***** Material for this exercise *****

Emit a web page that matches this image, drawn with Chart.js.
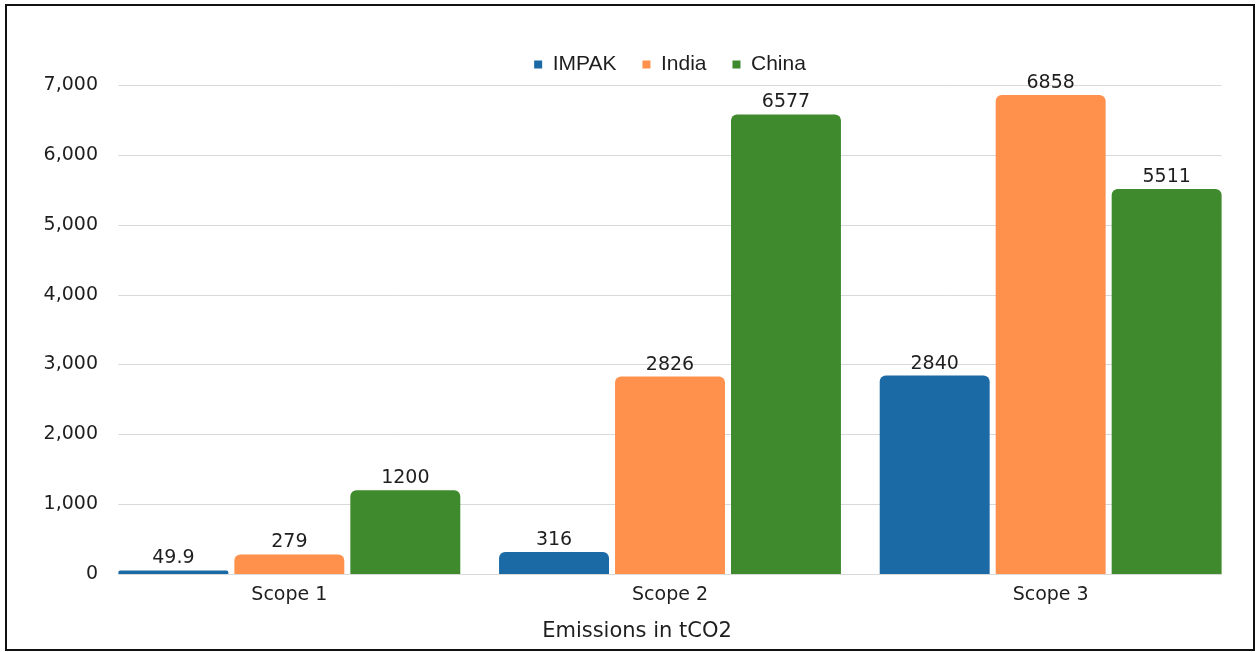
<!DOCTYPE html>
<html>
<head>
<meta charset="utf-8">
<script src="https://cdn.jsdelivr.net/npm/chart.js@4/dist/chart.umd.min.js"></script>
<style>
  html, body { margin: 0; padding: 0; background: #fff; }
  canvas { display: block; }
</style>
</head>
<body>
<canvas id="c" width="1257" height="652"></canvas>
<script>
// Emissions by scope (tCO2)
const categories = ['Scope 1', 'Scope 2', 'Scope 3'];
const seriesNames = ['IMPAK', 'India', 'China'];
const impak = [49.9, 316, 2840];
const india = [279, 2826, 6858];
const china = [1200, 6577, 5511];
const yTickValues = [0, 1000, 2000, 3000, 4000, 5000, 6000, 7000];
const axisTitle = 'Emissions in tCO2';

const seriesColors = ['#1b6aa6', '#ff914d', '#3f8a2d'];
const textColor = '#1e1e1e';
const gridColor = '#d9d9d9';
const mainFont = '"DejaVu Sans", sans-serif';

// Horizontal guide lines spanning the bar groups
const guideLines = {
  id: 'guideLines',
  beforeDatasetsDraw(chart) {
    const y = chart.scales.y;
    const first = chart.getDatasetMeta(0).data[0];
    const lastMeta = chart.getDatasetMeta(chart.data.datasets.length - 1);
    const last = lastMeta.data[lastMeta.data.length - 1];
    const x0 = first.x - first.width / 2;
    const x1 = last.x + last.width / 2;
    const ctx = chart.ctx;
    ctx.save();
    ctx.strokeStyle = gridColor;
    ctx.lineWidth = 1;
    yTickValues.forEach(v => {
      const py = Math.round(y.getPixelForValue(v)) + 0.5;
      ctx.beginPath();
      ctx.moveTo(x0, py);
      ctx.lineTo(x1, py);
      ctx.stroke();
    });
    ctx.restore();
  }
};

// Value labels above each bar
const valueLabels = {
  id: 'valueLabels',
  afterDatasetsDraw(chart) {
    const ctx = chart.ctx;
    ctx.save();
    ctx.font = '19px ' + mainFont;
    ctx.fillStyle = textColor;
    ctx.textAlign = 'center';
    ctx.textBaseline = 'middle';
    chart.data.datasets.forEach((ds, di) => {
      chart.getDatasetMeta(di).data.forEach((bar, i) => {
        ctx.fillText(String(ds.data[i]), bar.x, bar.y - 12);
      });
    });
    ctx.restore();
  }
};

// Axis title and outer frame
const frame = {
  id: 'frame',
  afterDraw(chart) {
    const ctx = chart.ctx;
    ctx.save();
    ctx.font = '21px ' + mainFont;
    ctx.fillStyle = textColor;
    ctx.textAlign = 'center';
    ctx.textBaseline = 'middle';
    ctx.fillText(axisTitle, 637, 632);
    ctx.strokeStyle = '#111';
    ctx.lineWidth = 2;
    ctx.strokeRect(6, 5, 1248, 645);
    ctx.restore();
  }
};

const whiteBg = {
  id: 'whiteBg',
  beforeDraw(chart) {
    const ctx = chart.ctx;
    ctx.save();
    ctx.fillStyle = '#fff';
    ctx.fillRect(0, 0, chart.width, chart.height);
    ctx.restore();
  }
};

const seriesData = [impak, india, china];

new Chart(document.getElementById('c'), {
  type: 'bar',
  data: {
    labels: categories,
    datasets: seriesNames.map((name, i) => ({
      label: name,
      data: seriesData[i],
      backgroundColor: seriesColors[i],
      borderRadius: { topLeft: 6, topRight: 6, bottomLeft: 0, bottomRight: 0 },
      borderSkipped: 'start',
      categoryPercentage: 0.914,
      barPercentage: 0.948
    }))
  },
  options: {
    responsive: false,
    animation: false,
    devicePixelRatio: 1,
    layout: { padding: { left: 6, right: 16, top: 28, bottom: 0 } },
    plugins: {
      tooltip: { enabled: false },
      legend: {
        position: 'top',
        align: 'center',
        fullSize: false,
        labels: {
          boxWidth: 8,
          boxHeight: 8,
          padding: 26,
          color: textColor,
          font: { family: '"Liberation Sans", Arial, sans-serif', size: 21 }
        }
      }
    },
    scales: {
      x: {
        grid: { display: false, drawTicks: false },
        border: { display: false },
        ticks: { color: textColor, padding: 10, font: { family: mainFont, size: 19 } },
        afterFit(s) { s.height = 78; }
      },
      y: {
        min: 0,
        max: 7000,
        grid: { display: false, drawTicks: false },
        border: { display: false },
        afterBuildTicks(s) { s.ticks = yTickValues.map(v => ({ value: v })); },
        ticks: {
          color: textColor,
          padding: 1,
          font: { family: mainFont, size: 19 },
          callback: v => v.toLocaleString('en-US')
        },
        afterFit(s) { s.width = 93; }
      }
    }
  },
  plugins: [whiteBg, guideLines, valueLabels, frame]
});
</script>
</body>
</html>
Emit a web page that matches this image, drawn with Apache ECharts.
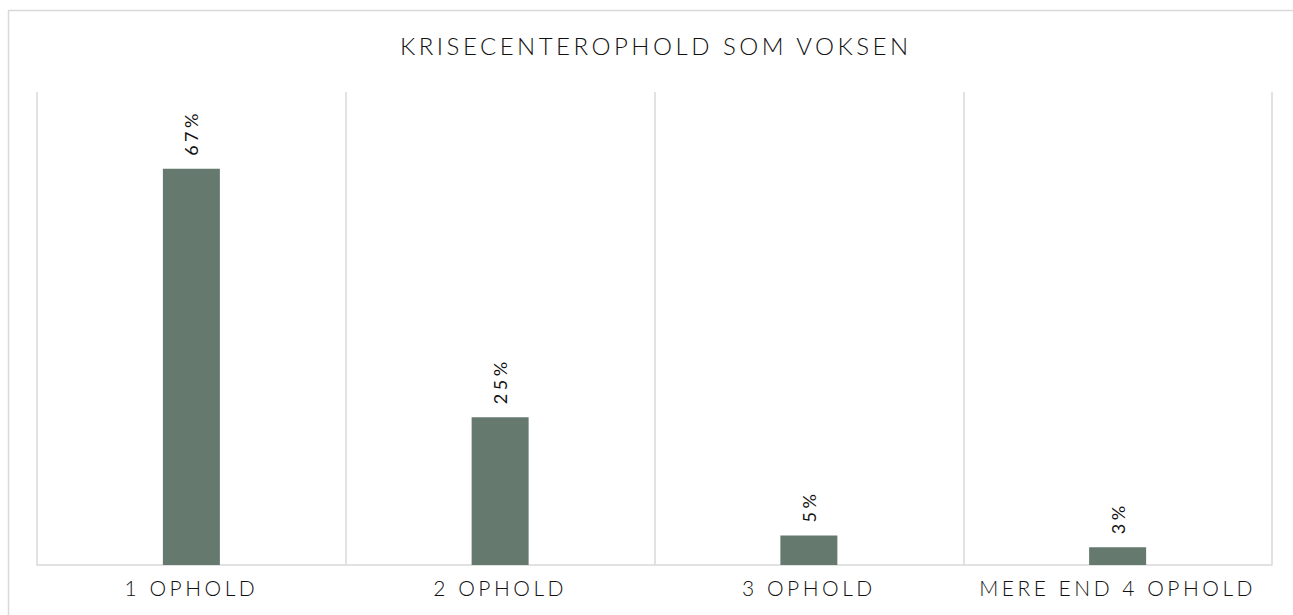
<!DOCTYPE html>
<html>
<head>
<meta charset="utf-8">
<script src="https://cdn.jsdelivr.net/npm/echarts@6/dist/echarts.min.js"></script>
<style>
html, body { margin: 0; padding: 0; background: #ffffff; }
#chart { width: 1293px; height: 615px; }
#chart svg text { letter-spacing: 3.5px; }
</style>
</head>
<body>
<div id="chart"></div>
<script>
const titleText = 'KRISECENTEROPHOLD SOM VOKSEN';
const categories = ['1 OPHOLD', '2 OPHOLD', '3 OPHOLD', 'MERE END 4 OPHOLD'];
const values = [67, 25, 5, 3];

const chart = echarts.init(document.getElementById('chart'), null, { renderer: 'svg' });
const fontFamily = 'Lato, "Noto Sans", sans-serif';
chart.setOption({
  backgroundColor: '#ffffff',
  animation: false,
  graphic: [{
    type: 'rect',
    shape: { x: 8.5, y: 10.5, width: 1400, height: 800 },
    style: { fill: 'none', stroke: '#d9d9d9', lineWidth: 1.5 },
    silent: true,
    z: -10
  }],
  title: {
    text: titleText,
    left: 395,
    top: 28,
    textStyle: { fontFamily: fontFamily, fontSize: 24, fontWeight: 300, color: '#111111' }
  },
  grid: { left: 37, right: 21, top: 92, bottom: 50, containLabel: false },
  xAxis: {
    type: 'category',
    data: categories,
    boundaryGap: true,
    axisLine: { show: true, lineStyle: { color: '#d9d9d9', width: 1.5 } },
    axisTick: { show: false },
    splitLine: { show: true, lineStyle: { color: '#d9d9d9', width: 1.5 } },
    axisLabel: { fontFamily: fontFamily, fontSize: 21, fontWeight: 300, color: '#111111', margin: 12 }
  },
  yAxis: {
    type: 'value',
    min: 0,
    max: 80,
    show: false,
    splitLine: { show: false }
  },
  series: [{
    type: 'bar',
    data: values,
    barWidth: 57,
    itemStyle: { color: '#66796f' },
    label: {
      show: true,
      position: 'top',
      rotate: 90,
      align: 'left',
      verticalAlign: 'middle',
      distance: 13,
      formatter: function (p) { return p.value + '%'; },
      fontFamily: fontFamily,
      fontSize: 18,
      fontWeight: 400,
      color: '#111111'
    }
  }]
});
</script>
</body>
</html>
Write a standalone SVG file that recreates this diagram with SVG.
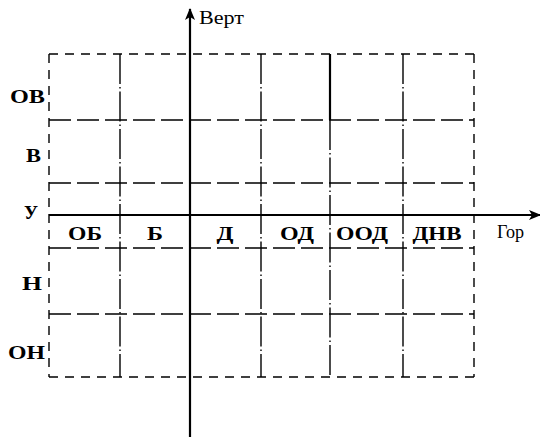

*****

* _What you need to do_
Set down every record once more, word for word, without pictures.

* _Task result_
Emit a web page that matches this image, drawn with Chart.js.
<!DOCTYPE html>
<html>
<head>
<meta charset="utf-8">
<script src="https://cdn.jsdelivr.net/npm/chart.js@4/dist/chart.umd.min.js"></script>
<style>
  html, body { margin: 0; padding: 0; background: #fff; }
  canvas { display: block; }
</style>
</head>
<body>
<canvas id="c" width="1257" height="652"></canvas>
<script>
// Emissions by scope (tCO2)
const categories = ['Scope 1', 'Scope 2', 'Scope 3'];
const seriesNames = ['IMPAK', 'India', 'China'];
const impak = [49.9, 316, 2840];
const india = [279, 2826, 6858];
const china = [1200, 6577, 5511];
const yTickValues = [0, 1000, 2000, 3000, 4000, 5000, 6000, 7000];
const axisTitle = 'Emissions in tCO2';

const seriesColors = ['#1b6aa6', '#ff914d', '#3f8a2d'];
const textColor = '#1e1e1e';
const gridColor = '#d9d9d9';
const mainFont = '"DejaVu Sans", sans-serif';

// Horizontal guide lines spanning the bar groups
const guideLines = {
  id: 'guideLines',
  beforeDatasetsDraw(chart) {
    const y = chart.scales.y;
    const first = chart.getDatasetMeta(0).data[0];
    const lastMeta = chart.getDatasetMeta(chart.data.datasets.length - 1);
    const last = lastMeta.data[lastMeta.data.length - 1];
    const x0 = first.x - first.width / 2;
    const x1 = last.x + last.width / 2;
    const ctx = chart.ctx;
    ctx.save();
    ctx.strokeStyle = gridColor;
    ctx.lineWidth = 1;
    yTickValues.forEach(v => {
      const py = Math.round(y.getPixelForValue(v)) + 0.5;
      ctx.beginPath();
      ctx.moveTo(x0, py);
      ctx.lineTo(x1, py);
      ctx.stroke();
    });
    ctx.restore();
  }
};

// Value labels above each bar
const valueLabels = {
  id: 'valueLabels',
  afterDatasetsDraw(chart) {
    const ctx = chart.ctx;
    ctx.save();
    ctx.font = '19px ' + mainFont;
    ctx.fillStyle = textColor;
    ctx.textAlign = 'center';
    ctx.textBaseline = 'middle';
    chart.data.datasets.forEach((ds, di) => {
      chart.getDatasetMeta(di).data.forEach((bar, i) => {
        ctx.fillText(String(ds.data[i]), bar.x, bar.y - 12);
      });
    });
    ctx.restore();
  }
};

// Axis title and outer frame
const frame = {
  id: 'frame',
  afterDraw(chart) {
    const ctx = chart.ctx;
    ctx.save();
    ctx.font = '21px ' + mainFont;
    ctx.fillStyle = textColor;
    ctx.textAlign = 'center';
    ctx.textBaseline = 'middle';
    ctx.fillText(axisTitle, 637, 632);
    ctx.strokeStyle = '#111';
    ctx.lineWidth = 2;
    ctx.strokeRect(6, 5, 1248, 645);
    ctx.restore();
  }
};

const whiteBg = {
  id: 'whiteBg',
  beforeDraw(chart) {
    const ctx = chart.ctx;
    ctx.save();
    ctx.fillStyle = '#fff';
    ctx.fillRect(0, 0, chart.width, chart.height);
    ctx.restore();
  }
};

const seriesData = [impak, india, china];

new Chart(document.getElementById('c'), {
  type: 'bar',
  data: {
    labels: categories,
    datasets: seriesNames.map((name, i) => ({
      label: name,
      data: seriesData[i],
      backgroundColor: seriesColors[i],
      borderRadius: { topLeft: 6, topRight: 6, bottomLeft: 0, bottomRight: 0 },
      borderSkipped: 'start',
      categoryPercentage: 0.914,
      barPercentage: 0.948
    }))
  },
  options: {
    responsive: false,
    animation: false,
    devicePixelRatio: 1,
    layout: { padding: { left: 6, right: 16, top: 28, bottom: 0 } },
    plugins: {
      tooltip: { enabled: false },
      legend: {
        position: 'top',
        align: 'center',
        fullSize: false,
        labels: {
          boxWidth: 8,
          boxHeight: 8,
          padding: 26,
          color: textColor,
          font: { family: '"Liberation Sans", Arial, sans-serif', size: 21 }
        }
      }
    },
    scales: {
      x: {
        grid: { display: false, drawTicks: false },
        border: { display: false },
        ticks: { color: textColor, padding: 10, font: { family: mainFont, size: 19 } },
        afterFit(s) { s.height = 78; }
      },
      y: {
        min: 0,
        max: 7000,
        grid: { display: false, drawTicks: false },
        border: { display: false },
        afterBuildTicks(s) { s.ticks = yTickValues.map(v => ({ value: v })); },
        ticks: {
          color: textColor,
          padding: 1,
          font: { family: mainFont, size: 19 },
          callback: v => v.toLocaleString('en-US')
        },
        afterFit(s) { s.width = 93; }
      }
    }
  },
  plugins: [whiteBg, guideLines, valueLabels, frame]
});
</script>
</body>
</html>
Emit a web page that matches this image, drawn with Apache ECharts.
<!DOCTYPE html>
<html>
<head>
<meta charset="utf-8">
<script src="https://cdn.jsdelivr.net/npm/echarts@6/dist/echarts.min.js"></script>
<style>
html, body { margin: 0; padding: 0; background: #ffffff; }
#chart { width: 1293px; height: 615px; }
#chart svg text { letter-spacing: 3.5px; }
</style>
</head>
<body>
<div id="chart"></div>
<script>
const titleText = 'KRISECENTEROPHOLD SOM VOKSEN';
const categories = ['1 OPHOLD', '2 OPHOLD', '3 OPHOLD', 'MERE END 4 OPHOLD'];
const values = [67, 25, 5, 3];

const chart = echarts.init(document.getElementById('chart'), null, { renderer: 'svg' });
const fontFamily = 'Lato, "Noto Sans", sans-serif';
chart.setOption({
  backgroundColor: '#ffffff',
  animation: false,
  graphic: [{
    type: 'rect',
    shape: { x: 8.5, y: 10.5, width: 1400, height: 800 },
    style: { fill: 'none', stroke: '#d9d9d9', lineWidth: 1.5 },
    silent: true,
    z: -10
  }],
  title: {
    text: titleText,
    left: 395,
    top: 28,
    textStyle: { fontFamily: fontFamily, fontSize: 24, fontWeight: 300, color: '#111111' }
  },
  grid: { left: 37, right: 21, top: 92, bottom: 50, containLabel: false },
  xAxis: {
    type: 'category',
    data: categories,
    boundaryGap: true,
    axisLine: { show: true, lineStyle: { color: '#d9d9d9', width: 1.5 } },
    axisTick: { show: false },
    splitLine: { show: true, lineStyle: { color: '#d9d9d9', width: 1.5 } },
    axisLabel: { fontFamily: fontFamily, fontSize: 21, fontWeight: 300, color: '#111111', margin: 12 }
  },
  yAxis: {
    type: 'value',
    min: 0,
    max: 80,
    show: false,
    splitLine: { show: false }
  },
  series: [{
    type: 'bar',
    data: values,
    barWidth: 57,
    itemStyle: { color: '#66796f' },
    label: {
      show: true,
      position: 'top',
      rotate: 90,
      align: 'left',
      verticalAlign: 'middle',
      distance: 13,
      formatter: function (p) { return p.value + '%'; },
      fontFamily: fontFamily,
      fontSize: 18,
      fontWeight: 400,
      color: '#111111'
    }
  }]
});
</script>
</body>
</html>
Write a standalone SVG file that recreates this diagram with SVG.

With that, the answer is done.